(Part of a data file)
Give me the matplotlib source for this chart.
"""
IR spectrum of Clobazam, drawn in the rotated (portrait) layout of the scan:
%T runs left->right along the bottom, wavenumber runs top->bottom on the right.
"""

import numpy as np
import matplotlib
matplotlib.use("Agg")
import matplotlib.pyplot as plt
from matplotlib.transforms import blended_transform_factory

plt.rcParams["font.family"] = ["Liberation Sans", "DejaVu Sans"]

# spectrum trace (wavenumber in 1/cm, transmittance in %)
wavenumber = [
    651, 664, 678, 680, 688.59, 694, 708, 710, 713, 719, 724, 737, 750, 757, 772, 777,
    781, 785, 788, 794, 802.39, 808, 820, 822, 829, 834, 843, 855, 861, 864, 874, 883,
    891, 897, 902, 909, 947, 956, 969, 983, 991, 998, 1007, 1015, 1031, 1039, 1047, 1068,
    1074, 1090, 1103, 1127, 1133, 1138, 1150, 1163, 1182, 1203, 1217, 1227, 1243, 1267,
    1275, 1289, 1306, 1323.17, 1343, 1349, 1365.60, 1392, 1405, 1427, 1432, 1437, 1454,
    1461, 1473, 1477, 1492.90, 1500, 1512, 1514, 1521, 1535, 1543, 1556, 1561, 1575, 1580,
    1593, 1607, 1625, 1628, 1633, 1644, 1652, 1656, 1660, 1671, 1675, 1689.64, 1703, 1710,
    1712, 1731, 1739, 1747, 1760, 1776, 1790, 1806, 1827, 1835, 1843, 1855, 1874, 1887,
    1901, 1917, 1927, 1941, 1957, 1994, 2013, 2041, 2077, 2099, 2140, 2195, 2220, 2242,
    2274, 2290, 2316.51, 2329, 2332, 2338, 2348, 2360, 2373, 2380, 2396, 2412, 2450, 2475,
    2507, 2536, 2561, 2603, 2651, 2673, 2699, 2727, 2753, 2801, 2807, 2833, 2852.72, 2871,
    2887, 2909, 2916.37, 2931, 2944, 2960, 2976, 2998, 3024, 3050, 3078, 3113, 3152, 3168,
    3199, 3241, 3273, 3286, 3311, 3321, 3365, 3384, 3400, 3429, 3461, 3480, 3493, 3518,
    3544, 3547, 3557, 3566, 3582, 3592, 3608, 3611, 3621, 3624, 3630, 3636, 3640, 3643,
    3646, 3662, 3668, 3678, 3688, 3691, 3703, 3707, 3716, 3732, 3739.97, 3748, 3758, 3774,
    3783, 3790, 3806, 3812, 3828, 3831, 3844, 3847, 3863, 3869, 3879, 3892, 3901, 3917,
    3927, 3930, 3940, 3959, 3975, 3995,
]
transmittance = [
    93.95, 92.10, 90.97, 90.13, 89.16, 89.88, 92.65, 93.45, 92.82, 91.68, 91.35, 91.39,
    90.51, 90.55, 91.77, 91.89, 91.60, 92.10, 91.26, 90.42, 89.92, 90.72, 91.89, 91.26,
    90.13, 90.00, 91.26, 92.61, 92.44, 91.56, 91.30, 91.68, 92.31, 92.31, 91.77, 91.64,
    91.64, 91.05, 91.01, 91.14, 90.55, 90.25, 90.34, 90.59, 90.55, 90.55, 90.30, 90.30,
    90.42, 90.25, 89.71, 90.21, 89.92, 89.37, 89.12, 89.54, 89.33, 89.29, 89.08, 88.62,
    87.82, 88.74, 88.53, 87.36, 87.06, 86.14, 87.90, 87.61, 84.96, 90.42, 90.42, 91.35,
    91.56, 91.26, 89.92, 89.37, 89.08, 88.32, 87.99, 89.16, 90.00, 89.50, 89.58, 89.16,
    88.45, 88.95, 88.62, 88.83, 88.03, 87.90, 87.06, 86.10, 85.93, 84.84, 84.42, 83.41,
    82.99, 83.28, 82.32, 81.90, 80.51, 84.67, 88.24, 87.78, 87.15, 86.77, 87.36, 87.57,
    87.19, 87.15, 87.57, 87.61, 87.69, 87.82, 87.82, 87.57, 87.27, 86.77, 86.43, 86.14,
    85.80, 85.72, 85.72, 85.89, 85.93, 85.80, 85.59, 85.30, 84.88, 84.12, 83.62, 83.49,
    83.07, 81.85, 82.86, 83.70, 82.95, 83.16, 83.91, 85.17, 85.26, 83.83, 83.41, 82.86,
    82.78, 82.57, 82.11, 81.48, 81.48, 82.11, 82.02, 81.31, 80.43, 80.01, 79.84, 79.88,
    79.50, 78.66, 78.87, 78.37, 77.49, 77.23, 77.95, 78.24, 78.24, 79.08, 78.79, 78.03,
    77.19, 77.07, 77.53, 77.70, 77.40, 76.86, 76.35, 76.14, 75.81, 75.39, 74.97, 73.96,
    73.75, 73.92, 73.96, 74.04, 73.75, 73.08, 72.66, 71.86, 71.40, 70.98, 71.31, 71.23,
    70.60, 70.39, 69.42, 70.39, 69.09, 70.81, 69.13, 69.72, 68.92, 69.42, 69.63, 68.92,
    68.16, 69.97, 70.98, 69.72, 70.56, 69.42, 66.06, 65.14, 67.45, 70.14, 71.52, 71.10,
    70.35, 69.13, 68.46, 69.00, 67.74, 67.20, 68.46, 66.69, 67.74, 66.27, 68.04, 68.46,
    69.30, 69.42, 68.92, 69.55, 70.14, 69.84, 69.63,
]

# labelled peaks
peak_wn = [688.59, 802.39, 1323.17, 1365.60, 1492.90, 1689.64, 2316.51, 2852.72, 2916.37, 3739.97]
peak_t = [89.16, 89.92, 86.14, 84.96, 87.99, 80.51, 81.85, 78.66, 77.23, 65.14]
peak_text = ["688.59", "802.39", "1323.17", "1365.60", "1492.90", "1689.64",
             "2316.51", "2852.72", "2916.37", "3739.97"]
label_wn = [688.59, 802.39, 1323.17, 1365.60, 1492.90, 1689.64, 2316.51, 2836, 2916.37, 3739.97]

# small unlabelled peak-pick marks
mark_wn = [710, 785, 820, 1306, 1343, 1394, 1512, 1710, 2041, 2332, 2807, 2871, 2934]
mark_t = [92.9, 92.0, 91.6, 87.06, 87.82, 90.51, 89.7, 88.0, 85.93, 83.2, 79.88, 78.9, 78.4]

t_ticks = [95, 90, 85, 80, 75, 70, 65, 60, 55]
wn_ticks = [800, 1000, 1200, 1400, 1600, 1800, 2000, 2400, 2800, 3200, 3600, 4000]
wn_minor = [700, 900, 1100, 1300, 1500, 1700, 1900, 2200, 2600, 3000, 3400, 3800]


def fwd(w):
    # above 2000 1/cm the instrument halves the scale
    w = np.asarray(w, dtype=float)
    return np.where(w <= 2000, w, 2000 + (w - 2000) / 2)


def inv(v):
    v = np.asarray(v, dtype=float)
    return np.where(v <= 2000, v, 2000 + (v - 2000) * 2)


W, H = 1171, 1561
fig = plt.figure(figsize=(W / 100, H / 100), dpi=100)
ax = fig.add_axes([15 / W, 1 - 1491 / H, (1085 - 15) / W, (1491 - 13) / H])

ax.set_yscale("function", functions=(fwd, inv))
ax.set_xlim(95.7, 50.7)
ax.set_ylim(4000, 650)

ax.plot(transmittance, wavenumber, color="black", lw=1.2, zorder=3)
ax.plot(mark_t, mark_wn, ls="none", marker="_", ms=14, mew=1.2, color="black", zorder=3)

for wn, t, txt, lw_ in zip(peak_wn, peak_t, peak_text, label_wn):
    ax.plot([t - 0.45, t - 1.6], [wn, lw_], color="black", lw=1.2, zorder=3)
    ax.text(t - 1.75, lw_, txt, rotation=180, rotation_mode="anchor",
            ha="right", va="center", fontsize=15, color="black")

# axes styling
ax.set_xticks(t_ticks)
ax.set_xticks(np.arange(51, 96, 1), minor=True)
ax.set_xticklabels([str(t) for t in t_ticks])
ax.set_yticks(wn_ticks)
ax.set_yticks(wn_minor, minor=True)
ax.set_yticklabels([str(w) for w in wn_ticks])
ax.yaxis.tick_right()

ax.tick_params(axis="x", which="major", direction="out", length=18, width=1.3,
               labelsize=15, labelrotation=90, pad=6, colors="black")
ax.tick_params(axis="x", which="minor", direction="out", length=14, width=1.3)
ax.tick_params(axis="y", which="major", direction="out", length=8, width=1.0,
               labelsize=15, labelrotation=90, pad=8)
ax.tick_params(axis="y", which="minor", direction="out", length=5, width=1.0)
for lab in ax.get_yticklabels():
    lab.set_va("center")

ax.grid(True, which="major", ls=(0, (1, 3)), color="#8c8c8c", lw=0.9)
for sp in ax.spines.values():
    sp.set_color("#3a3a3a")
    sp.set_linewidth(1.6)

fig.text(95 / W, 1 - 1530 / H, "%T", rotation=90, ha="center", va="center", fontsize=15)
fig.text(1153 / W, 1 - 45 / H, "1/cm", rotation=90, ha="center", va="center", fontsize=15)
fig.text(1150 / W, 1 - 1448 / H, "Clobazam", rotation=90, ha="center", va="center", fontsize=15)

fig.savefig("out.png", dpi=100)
--
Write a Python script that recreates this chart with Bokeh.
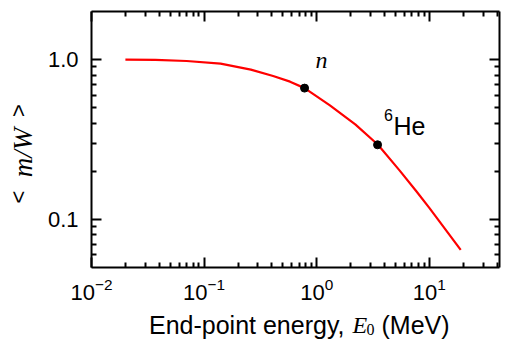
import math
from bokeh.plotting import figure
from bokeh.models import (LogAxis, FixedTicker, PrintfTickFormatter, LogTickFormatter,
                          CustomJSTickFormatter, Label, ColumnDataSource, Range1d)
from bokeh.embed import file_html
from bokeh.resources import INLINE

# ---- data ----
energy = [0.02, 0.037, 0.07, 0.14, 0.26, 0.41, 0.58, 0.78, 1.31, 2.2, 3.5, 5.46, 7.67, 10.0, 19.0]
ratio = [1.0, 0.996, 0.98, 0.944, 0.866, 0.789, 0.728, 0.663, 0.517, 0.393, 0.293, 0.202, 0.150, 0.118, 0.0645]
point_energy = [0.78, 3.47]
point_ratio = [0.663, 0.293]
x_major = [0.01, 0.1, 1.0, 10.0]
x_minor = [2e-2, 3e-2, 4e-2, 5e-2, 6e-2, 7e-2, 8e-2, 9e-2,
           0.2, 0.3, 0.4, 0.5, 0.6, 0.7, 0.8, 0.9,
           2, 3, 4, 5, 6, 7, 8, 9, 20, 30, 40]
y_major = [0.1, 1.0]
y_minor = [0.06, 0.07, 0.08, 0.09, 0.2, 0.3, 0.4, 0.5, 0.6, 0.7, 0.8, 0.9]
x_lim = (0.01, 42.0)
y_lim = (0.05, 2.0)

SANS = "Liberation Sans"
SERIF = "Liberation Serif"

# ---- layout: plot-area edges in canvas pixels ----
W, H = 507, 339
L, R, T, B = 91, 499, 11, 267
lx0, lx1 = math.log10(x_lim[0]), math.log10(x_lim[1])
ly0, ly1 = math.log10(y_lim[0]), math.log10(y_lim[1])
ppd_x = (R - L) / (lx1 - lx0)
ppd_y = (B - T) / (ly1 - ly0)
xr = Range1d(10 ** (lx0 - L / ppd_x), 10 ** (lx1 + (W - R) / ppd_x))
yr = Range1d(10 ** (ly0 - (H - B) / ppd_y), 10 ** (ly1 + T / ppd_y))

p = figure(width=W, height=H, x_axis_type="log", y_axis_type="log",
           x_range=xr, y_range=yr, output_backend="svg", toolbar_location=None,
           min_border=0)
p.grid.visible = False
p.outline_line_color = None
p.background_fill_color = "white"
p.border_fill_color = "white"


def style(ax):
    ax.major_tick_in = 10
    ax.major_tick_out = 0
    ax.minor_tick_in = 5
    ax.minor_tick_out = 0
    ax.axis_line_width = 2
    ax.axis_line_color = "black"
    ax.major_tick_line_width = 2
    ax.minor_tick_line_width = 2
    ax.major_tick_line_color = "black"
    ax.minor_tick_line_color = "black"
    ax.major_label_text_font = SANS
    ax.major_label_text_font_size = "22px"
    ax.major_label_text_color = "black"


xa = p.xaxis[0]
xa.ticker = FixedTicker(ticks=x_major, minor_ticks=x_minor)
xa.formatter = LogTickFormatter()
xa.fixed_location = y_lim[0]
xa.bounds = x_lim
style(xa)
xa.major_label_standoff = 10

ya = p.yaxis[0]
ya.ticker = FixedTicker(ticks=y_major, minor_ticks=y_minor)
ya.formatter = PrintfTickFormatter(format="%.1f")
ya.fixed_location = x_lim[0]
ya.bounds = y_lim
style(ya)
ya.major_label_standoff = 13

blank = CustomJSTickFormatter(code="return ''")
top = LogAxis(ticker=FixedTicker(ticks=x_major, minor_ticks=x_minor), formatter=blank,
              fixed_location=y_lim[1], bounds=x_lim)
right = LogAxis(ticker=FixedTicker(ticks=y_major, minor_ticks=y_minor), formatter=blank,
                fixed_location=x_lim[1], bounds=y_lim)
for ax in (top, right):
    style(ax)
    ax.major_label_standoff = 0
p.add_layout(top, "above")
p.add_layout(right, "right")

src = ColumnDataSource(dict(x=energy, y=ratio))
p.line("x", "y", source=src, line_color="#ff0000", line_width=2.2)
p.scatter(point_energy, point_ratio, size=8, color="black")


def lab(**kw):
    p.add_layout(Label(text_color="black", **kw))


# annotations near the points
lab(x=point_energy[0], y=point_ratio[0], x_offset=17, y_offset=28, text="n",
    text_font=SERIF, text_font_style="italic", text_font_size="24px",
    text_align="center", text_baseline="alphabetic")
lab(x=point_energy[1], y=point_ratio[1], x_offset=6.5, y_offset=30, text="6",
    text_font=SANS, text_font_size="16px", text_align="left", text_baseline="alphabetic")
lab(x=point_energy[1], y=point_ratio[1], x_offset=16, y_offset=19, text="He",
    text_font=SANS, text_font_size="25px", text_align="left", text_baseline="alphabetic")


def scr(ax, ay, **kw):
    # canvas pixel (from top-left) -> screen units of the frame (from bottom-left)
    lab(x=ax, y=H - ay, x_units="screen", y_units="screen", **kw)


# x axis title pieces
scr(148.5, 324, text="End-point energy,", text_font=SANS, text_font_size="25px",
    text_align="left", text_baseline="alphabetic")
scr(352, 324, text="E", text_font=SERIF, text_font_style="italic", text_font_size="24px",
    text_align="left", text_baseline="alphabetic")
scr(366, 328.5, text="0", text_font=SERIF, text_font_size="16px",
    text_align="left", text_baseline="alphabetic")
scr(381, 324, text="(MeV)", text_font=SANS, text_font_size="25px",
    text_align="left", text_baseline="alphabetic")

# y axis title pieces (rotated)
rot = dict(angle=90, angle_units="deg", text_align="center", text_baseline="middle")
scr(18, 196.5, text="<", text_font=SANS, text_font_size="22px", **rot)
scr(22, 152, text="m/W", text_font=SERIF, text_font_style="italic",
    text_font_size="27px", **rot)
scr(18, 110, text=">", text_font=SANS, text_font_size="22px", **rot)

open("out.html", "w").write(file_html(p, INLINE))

** Exercise description **
Reproduce exactly the lines above starting at the line containing "Write a Python" and ending at the line containing "from bokeh.resources import INLINE", including both, but not the pictures.

** Complete output **
Write a Python script that recreates this chart with Bokeh.
import math
from bokeh.plotting import figure
from bokeh.models import (LogAxis, FixedTicker, PrintfTickFormatter, LogTickFormatter,
                          CustomJSTickFormatter, Label, ColumnDataSource, Range1d)
from bokeh.embed import file_html
from bokeh.resources import INLINE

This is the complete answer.